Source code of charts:
begin

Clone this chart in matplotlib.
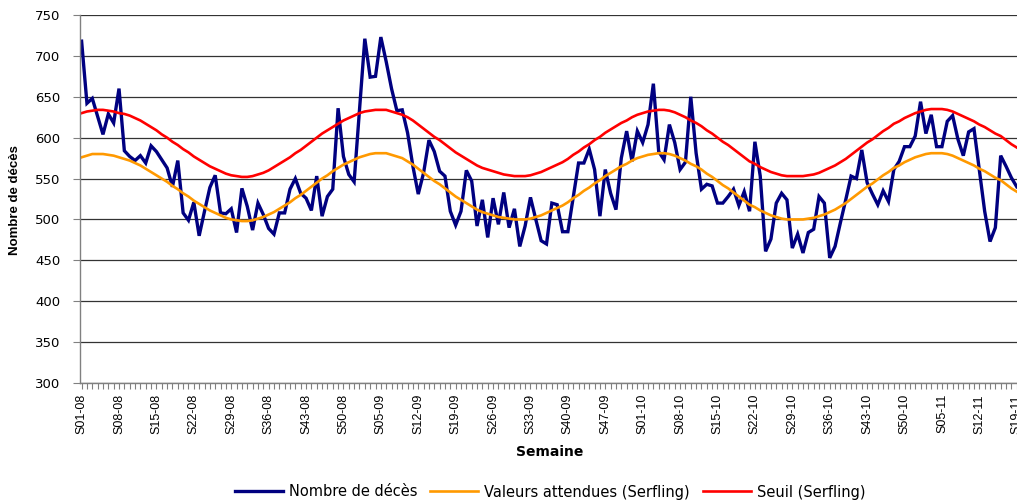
import matplotlib
matplotlib.use("Agg")
import matplotlib.pyplot as plt

# week categories S01-08 .. S19-11 (2009 has 53 ISO weeks)
YEARS = ["08", "09", "10", "11"]
WEEKS_PER_YEAR = [52, 53, 52, 19]
weeks = [f"S{w:02d}-{y}" for y, n in zip(YEARS, WEEKS_PER_YEAR) for w in range(1, n + 1)]

deces = [
    718, 642, 648, 626, 604, 629, 618, 660, 584, 577,
    572, 578, 569, 590, 583, 573, 563, 540, 572, 508,
    499, 521, 480, 510, 539, 554, 508, 507, 513, 484,
    538, 516, 487, 520, 506, 489, 482, 508, 508, 537,
    550, 532, 526, 511, 553, 504, 528, 537, 636, 577,
    555, 546, 633, 721, 674, 675, 723, 693, 660, 633,
    634, 606, 565, 531, 557, 597, 583, 559, 553, 510,
    493, 510, 560, 547, 492, 524, 478, 526, 494, 533,
    490, 513, 467, 492, 527, 500, 474, 470, 520, 518,
    485, 485, 527, 569, 569, 586, 561, 504, 561, 532,
    512, 575, 608, 571, 608, 594, 616, 666, 583, 573,
    616, 594, 561, 570, 650, 581, 537, 543, 541, 520,
    520, 528, 537, 517, 534, 510, 595, 553, 461, 476,
    520, 532, 524, 465, 482, 459, 484, 488, 528, 520,
    453, 467, 496, 524, 553, 550, 585, 545, 531, 518,
    535, 522, 561, 571, 589, 589, 602, 644, 605, 628,
    589, 589, 620, 627, 598, 578, 607, 611, 560, 510,
    473, 490, 578, 565, 551, 540,
]

attendues = [
    576, 578, 580, 580, 580, 579, 578, 576, 574, 572,
    569, 566, 562, 558, 554, 550, 546, 541, 537, 532,
    528, 523, 519, 515, 511, 508, 505, 502, 500, 499,
    498, 498, 499, 501, 503, 506, 509, 513, 517, 521,
    526, 530, 535, 540, 545, 550, 554, 559, 563, 567,
    570, 573, 576, 578, 580, 581, 581, 581, 579, 577,
    575, 571, 567, 562, 557, 552, 547, 543, 538, 533,
    528, 524, 520, 516, 512, 509, 507, 505, 503, 502,
    501, 500, 500, 500, 501, 503, 505, 508, 511, 514,
    517, 521, 526, 530, 535, 539, 544, 548, 553, 557,
    561, 565, 568, 572, 575, 577, 579, 580, 581, 581,
    580, 578, 575, 572, 568, 565, 561, 556, 552, 547,
    542, 538, 533, 528, 523, 518, 515, 511, 508, 505,
    503, 501, 500, 500, 500, 500, 501, 502, 504, 506,
    509, 512, 516, 520, 525, 530, 535, 540, 544, 549,
    554, 558, 563, 566, 570, 573, 576, 578, 580, 581,
    581, 581, 580, 578, 575, 572, 569, 566, 562, 559,
    555, 551, 548, 543, 538, 534,
]

seuil = [
    630, 632, 633, 634, 634, 633, 632, 630, 629, 627,
    624, 621, 617, 613, 609, 604, 600, 595, 591, 586,
    582, 577, 573, 569, 565, 562, 559, 556, 554, 553,
    552, 552, 553, 555, 557, 560, 564, 568, 572, 576,
    581, 585, 590, 595, 600, 605, 609, 613, 617, 621,
    624, 627, 630, 632, 633, 634, 634, 634, 632, 630,
    628, 625, 621, 616, 611, 606, 601, 597, 592, 587,
    582, 578, 574, 570, 566, 563, 561, 559, 557, 555,
    554, 553, 553, 553, 554, 556, 558, 561, 564, 567,
    570, 574, 579, 583, 588, 592, 597, 601, 606, 610,
    614, 618, 621, 625, 628, 630, 632, 633, 634, 634,
    633, 631, 628, 625, 621, 618, 614, 609, 605, 600,
    595, 591, 586, 581, 576, 571, 568, 564, 561, 558,
    556, 554, 553, 553, 553, 553, 554, 555, 557, 560,
    563, 566, 570, 574, 579, 584, 589, 594, 598, 603,
    608, 612, 617, 620, 624, 627, 630, 632, 634, 635,
    635, 635, 634, 632, 629, 626, 623, 620, 616, 613,
    609, 605, 602, 597, 592, 588,
]

W, H = 1017, 504
fig = plt.figure(figsize=(W / 100, H / 100), dpi=100)
ax = fig.add_axes([80 / W, 1 - 383 / H, 1 - 80 / W, (383 - 15) / H])

x = list(range(len(weeks)))
l1, = ax.plot(x, deces, color="#000080", lw=2.4, label="Nombre de décès", solid_joinstyle="miter")
l2, = ax.plot(x, attendues, color="#FF9900", lw=1.9, label="Valeurs attendues (Serfling)")
l3, = ax.plot(x, seuil, color="#FF0000", lw=1.9, label="Seuil (Serfling)")

ax.set_ylim(300, 750)
ax.set_yticks(range(300, 751, 50))
ax.set_xlim(-0.3, 175.05)
ax.set_xticks(x)
ax.set_xticklabels([w if i % 7 == 0 else "" for i, w in enumerate(weeks)],
                   rotation=90, fontsize=9, family="Liberation Sans")
ax.tick_params(axis="x", length=4, width=0.8, color="#808080", pad=4)
ax.tick_params(axis="y", length=5, width=0.8, color="#808080", pad=9, labelsize=9.5)
for t in ax.get_yticklabels():
    t.set_family("DejaVu Sans")

ax.grid(axis="y", color="#333333", lw=0.9)
ax.set_axisbelow(True)
for s in ("top", "right"):
    ax.spines[s].set_visible(False)
for s in ("left", "bottom"):
    ax.spines[s].set_color("#808080")
    ax.spines[s].set_linewidth(1.0)

fig.text(15 / W, 1 - 200 / H, "Nombre de décès", rotation=90, ha="center", va="center",
         fontsize=9.5, fontweight="bold", family="Liberation Sans")
fig.text(550 / W, 1 - 452 / H, "Semaine", ha="center", va="center",
         fontsize=10, fontweight="bold", family="DejaVu Sans")

fig.legend(handles=[l1, l2, l3], loc="center", bbox_to_anchor=(550 / W, 1 - 492 / H),
           ncol=3, frameon=False, fontsize=10.5, handlelength=3.3, handletextpad=0.4,
           columnspacing=0.9, borderaxespad=0)

fig.savefig("out.png", dpi=100)
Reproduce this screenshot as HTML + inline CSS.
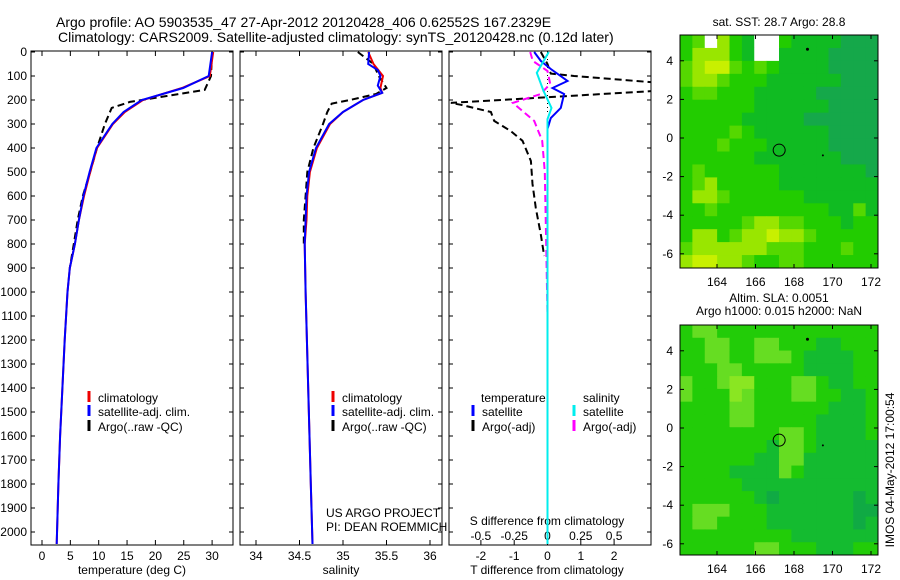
<!DOCTYPE html>
<html><head><meta charset="utf-8"><style>
body{margin:0;background:#fff}
svg{display:block;font-family:"Liberation Sans",sans-serif}
text{font-size:12px;fill:#000}
</style></head><body>
<svg id="s" width="900" height="580">
<text x="56" y="27" style="font-size:14px">Argo profile: AO 5903535_47 27-Apr-2012 20120428_406 0.62552S 167.2329E</text>
<text x="58" y="42" style="font-size:14px">Climatology: CARS2009. Satellite-adjusted climatology: synTS_20120428.nc (0.12d later)</text>
<text transform="translate(894,470) rotate(-90)" text-anchor="middle">IMOS 04-May-2012 17:00:54</text>
<g id="g"></g>
</svg>
<script>
// ---- data ----
const depthTicks=[0,100,200,300,400,500,600,700,800,900,1000,1100,1200,1300,1400,1500,1600,1700,1800,1900,2000];
const tTicks=[0,5,10,15,20,25,30];
const sTicks=[34,34.5,35,35.5,36];
const dTTicks=[-2,-1,0,1,2];
const dSTicks=[-0.5,-0.25,0,0.25,0.5];
const dSTickLabels=['-0.5','-0.25','0','0.25','0.5'];
const climTD=[0,100,150,200,250,300,400,500,600,700,800,900,1000,1200,1400,1600,1800,2050];
const climT=[30.2,29.6,24.7,17.8,14.6,12.5,9.7,8.5,7.4,6.5,5.8,4.9,4.5,4.0,3.6,3.2,2.9,2.6];
const satT=[30.0,29.4,24.9,17.6,14.4,12.4,9.6,8.4,7.3,6.5,5.8,4.9,4.5,4.0,3.6,3.2,2.9,2.6];
const argoTD=[0,100,158,208,233,300,400,500,600,700,800,900];
const argoT=[30,29.8,28.7,15.5,12.3,11.1,9.7,8.5,7.2,6.3,5.6,4.9];
const climSD=[0,50,100,150,170,200,250,300,400,500,600,700,800,1000,1400,1800,2050];
const climS=[35.29,35.35,35.46,35.43,35.45,35.23,35.0,34.85,34.7,34.62,34.59,34.58,34.56,34.57,34.6,34.63,34.65];
const satSD=[0,50,75,100,140,170,200,250,300,400,500,600,700,800,1000,1400,1800,2050];
const satS=[35.30,35.29,35.40,35.43,35.40,35.45,35.23,35.0,34.84,34.69,34.61,34.58,34.57,34.56,34.57,34.6,34.63,34.65];
const argoSD=[0,50,100,150,175,200,215,250,300,400,500,600,700,800];
const argoS=[35.17,35.35,35.41,35.5,35.38,35.08,34.87,34.82,34.77,34.66,34.59,34.57,34.55,34.55];
const dTArgoD=[0,50,90,100,130,160,212,220,250,287,330,370,454,550,650,760,850];
const dTArgo=[-0.2,0,0.1,0.8,3.5,3.5,-2.9,-2.6,-1.7,-1.6,-1.1,-0.75,-0.5,-0.45,-0.35,-0.2,-0.1];
const dTSatD=[0,37,71,121,150,175,233,275,320,2050];
const dTSat=[-0.4,-0.2,0.1,0.6,0.15,0.5,0.4,0.1,0,0];
const dSArgoD=[0,37,79,133,175,212,287,370,500,800,1100];
const dSArgo=[-0.13,-0.11,0,0.02,-0.05,-0.26,-0.1,-0.04,-0.02,-0.01,0];
const dSSatD=[0,87,162,233,280,2050];
const dSSat=[0.01,-0.08,-0.03,0.03,0,0];
const sstGrid=["cdwecbwwcbbbbaaa","ceeecbwwbbbbaaaa","deffdcdcbbbbaaaa","deedcccbbbbbbaaa","cddcccbbbbbaaaaa","ccccccbbbbbbaaaa","cccccbbbbbaaaaaa","ccccdcbbbbbbaaaa","cccdcccbbbbbaaaa","ccccccbbbbbbbaaa","cdccccccbbbbbbba","cdecccccbbbbbbbb","ceedccccccbbbbbb","ccdcccccccccbbdb","cccccdeeddcccbcc","ceecdeefeedccccc","deeeeeedddcccdcc","effeedccddcccccc"];
const slaGrid=["cddccccccccccccc","ccddccddcccbbccc","ccddccdddcbbbbcc","cccddcccccbbbbcc","dccdeecccddcbbcc","dcccedcccddccbbc","ccccddccccccbbbc","ccccddcccccbbbbc","ccccccccddcbbbbc","cccccccbddcbbbbb","ccccccbbddbbbbbb","ccccbbbbdcbbbbbb","cccccbbbbbbbbbbb","ccccccbabbbbbbab","cdddcccbbbbbbbaa","cddccccbbbbbbbab","cccccccccbbbbbbb","ccccccddcccbbbcc"];
const lonTicks=[164,166,168,170,172];
const latTicks=[4,2,0,-2,-4,-6];
const argoPos=[167.23,-0.63];
// ---- helpers ----
let g=document.getElementById('g');const NS='http://www.w3.org/2000/svg';
function mk(t,a,p){const e=document.createElementNS(NS,t);for(const k in a)e.setAttribute(k,a[k]);(p||g).appendChild(e);return e;}
const Y=d=>52+d*0.24;
function panel(x0,name){const r=mk('rect',{x:x0,y:51,width:202,height:494,fill:'none',stroke:'#000','stroke-width':1});


depthTicks.forEach(d=>{mk('line',{x1:x0,x2:x0+4,y1:Y(d),y2:Y(d),stroke:'#000'});mk('line',{x1:x0+198,x2:x0+202,y1:Y(d),y2:Y(d),stroke:'#000'});});}
function txt(x,y,s,name,anchor){const t=mk('text',{x:x,y:y,'text-anchor':anchor||'start'});t.textContent=s;


return t;}
function xt(X,ticks,name){ticks.forEach(v=>{mk('line',{x1:X(v),x2:X(v),y1:545,y2:540,stroke:'#000'});mk('line',{x1:X(v),x2:X(v),y1:51,y2:56,stroke:'#000'});
txt(X(v),560,String(v),name+'-tick-label','middle');});}
function line(X,vals,ds,col,dash,name){const pts=vals.map((v,i)=>X(v).toFixed(1)+','+Y(ds[i]).toFixed(1)).join(' ');
const e=mk('polyline',{points:pts,fill:'none',stroke:col,'stroke-width':2,'stroke-dasharray':dash||'none'});

}
function leg(x,y,col,s,name){mk('line',{x1:x,x2:x,y1:y-11,y2:y,stroke:col,'stroke-width':3});txt(x+9,y,s,name);}
depthTicks.forEach(d=>{txt(27,Y(d)+4,String(d),'depth-tick-label','end');});
const root=g;
const cp=mk('clipPath',{id:'c1'});mk('rect',{x:31,y:51,width:202,height:494},cp);
const cp2=mk('clipPath',{id:'c2'});mk('rect',{x:240,y:51,width:202,height:494},cp2);
const cp3=mk('clipPath',{id:'c3'});mk('rect',{x:449,y:51,width:202,height:494},cp3);
// Panel 1
const XT=v=>42+v*5.67;
panel(31,'temperature-panel');xt(XT,tTicks,'temperature');
g=mk('g',{'clip-path':'url(#c1)'});
line(XT,argoT,argoTD,'#000','7,4','argo-temperature-line');
line(XT,climT,climTD,'#e00','','climatology-temperature-line');
line(XT,satT,climTD,'#00f','','satellite-temperature-line');
g=root;
txt(132,574,'temperature (deg C)','temperature-axis-title','middle');
leg(89,402,'#e00','climatology','legend-climatology');leg(89,416,'#00f','satellite-adj. clim.','legend-satellite');leg(89,431,'#000','Argo(..raw -QC)','legend-argo');
// Panel 2
const XS=v=>256+(v-34)*87;
panel(240,'salinity-panel');xt(XS,sTicks,'salinity');
g=mk('g',{'clip-path':'url(#c2)'});
line(XS,argoS,argoSD,'#000','7,4','argo-salinity-line');
line(XS,climS,climSD,'#e00','','climatology-salinity-line');
line(XS,satS,satSD,'#00f','','satellite-salinity-line');
g=root;
txt(341,574,'salinity','salinity-axis-title','middle');
leg(333,402,'#e00','climatology','legend-climatology');leg(333,416,'#00f','satellite-adj. clim.','legend-satellite');leg(333,431,'#000','Argo(..raw -QC)','legend-argo');
txt(326,517,'US ARGO PROJECT','project-label');txt(326,531,'PI: DEAN ROEMMICH','pi-label');
// Panel 3
const XD=v=>547.5+v*33.3;const XDS=v=>547.5+v*133.2;
panel(449,'difference-panel');xt(XD,dTTicks,'t-difference');
dSTicks.forEach((v,i)=>{txt(XDS(v),540,dSTickLabels[i],'s-difference-tick-label','middle');});
txt(547,525,'S difference from climatology','s-difference-axis-title','middle');
txt(547,574,'T difference from climatology','t-difference-axis-title','middle');
g=mk('g',{'clip-path':'url(#c3)'});
mk('line',{x1:XD(0),x2:XD(0),y1:51,y2:Y(250),stroke:'#000','stroke-dasharray':'1,3'});
line(XD,dTArgo,dTArgoD,'#000','7,4','argo-t-difference-line');
line(XDS,dSArgo,dSArgoD,'#f0f','7,4','argo-s-difference-line');
line(XD,dTSat,dTSatD,'#00f','','satellite-t-difference-line');
line(XDS,dSSat,dSSatD,'#0ee','','satellite-s-difference-line');
g=root;
txt(481,402,'temperature','legend-temperature-header');txt(583,402,'salinity','legend-salinity-header');
leg(473,416,'#00f','satellite','legend-t-satellite');leg(473,431,'#000','Argo(-adj)','legend-t-argo');
leg(574,416,'#0ee','satellite','legend-s-satellite');leg(574,431,'#f0f','Argo(-adj)','legend-s-argo');
// Maps
const pal1={a:'#15a84a',b:'#10bb22',c:'#22cc00',d:'#55d800',e:'#99e600',f:'#c8f000',w:'#ffffff'};
const pal2={a:'#10aa44',b:'#14bb30',c:'#22cc08',d:'#66dd22',e:'#8ae622'};
function map(y0,y1,grid,pal,name,latZero){
const x0=680,x1=878,H=y1-y0;const LX=v=>717+(v-164)*19.25;const LY=v=>latZero-v*19.3;
const mg=mk('g',{});


const cw=(x1-x0)/grid[0].length,ch=H/grid.length;
grid.forEach((row,r)=>{for(let c=0;c<row.length;c++){mk('rect',{x:x0+c*cw,y:y0+r*ch,width:cw+0.5,height:ch+0.5,fill:pal[row[c]]},mg);}});
mk('rect',{x:x0,y:y0,width:x1-x0,height:H,fill:'none',stroke:'#000'},mg);
lonTicks.forEach(v=>{mk('line',{x1:LX(v),x2:LX(v),y1:y0,y2:y0+4,stroke:'#000'},mg);mk('line',{x1:LX(v),x2:LX(v),y1:y1,y2:y1-4,stroke:'#000'},mg);txt(LX(v),y1+18,String(v),'longitude-tick-label','middle');});
latTicks.forEach(v=>{mk('line',{x1:x0,x2:x0+4,y1:LY(v),y2:LY(v),stroke:'#000'},mg);mk('line',{x1:x1,x2:x1-4,y1:LY(v),y2:LY(v),stroke:'#000'},mg);txt(673,LY(v)+4,String(v),'latitude-tick-label','end');});
const c=mk('circle',{cx:LX(argoPos[0]),cy:LY(argoPos[1]),r:6,fill:'none',stroke:'#000'},mg);


mk('circle',{cx:LX(169.5),cy:LY(-0.9),r:1,fill:'#000'},mg);mk('circle',{cx:LX(168.7),cy:LY(4.6),r:1.5,fill:'#000'},mg);
}
map(35,268,sstGrid,pal1,'sst-map',138);
map(325,555,slaGrid,pal2,'sla-map',428);
txt(779,26,'sat. SST: 28.7 Argo: 28.8','sst-map-title','middle');
txt(779,302,'Altim. SLA: 0.0051','sla-map-title-1','middle');
txt(779,315,'Argo h1000: 0.015 h2000: NaN','sla-map-title-2','middle');
</script>
</body></html>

end

AIM OF THE EXERCISE
Each line from the top of the material through the line containing "range(1, n + 1)]" should be reproduced exactly; please drop any images.

THE SOLUTION
Clone this chart in matplotlib.
import matplotlib
matplotlib.use("Agg")
import matplotlib.pyplot as plt

# week categories S01-08 .. S19-11 (2009 has 53 ISO weeks)
YEARS = ["08", "09", "10", "11"]
WEEKS_PER_YEAR = [52, 53, 52, 19]
weeks = [f"S{w:02d}-{y}" for y, n in zip(YEARS, WEEKS_PER_YEAR) for w in range(1, n + 1)]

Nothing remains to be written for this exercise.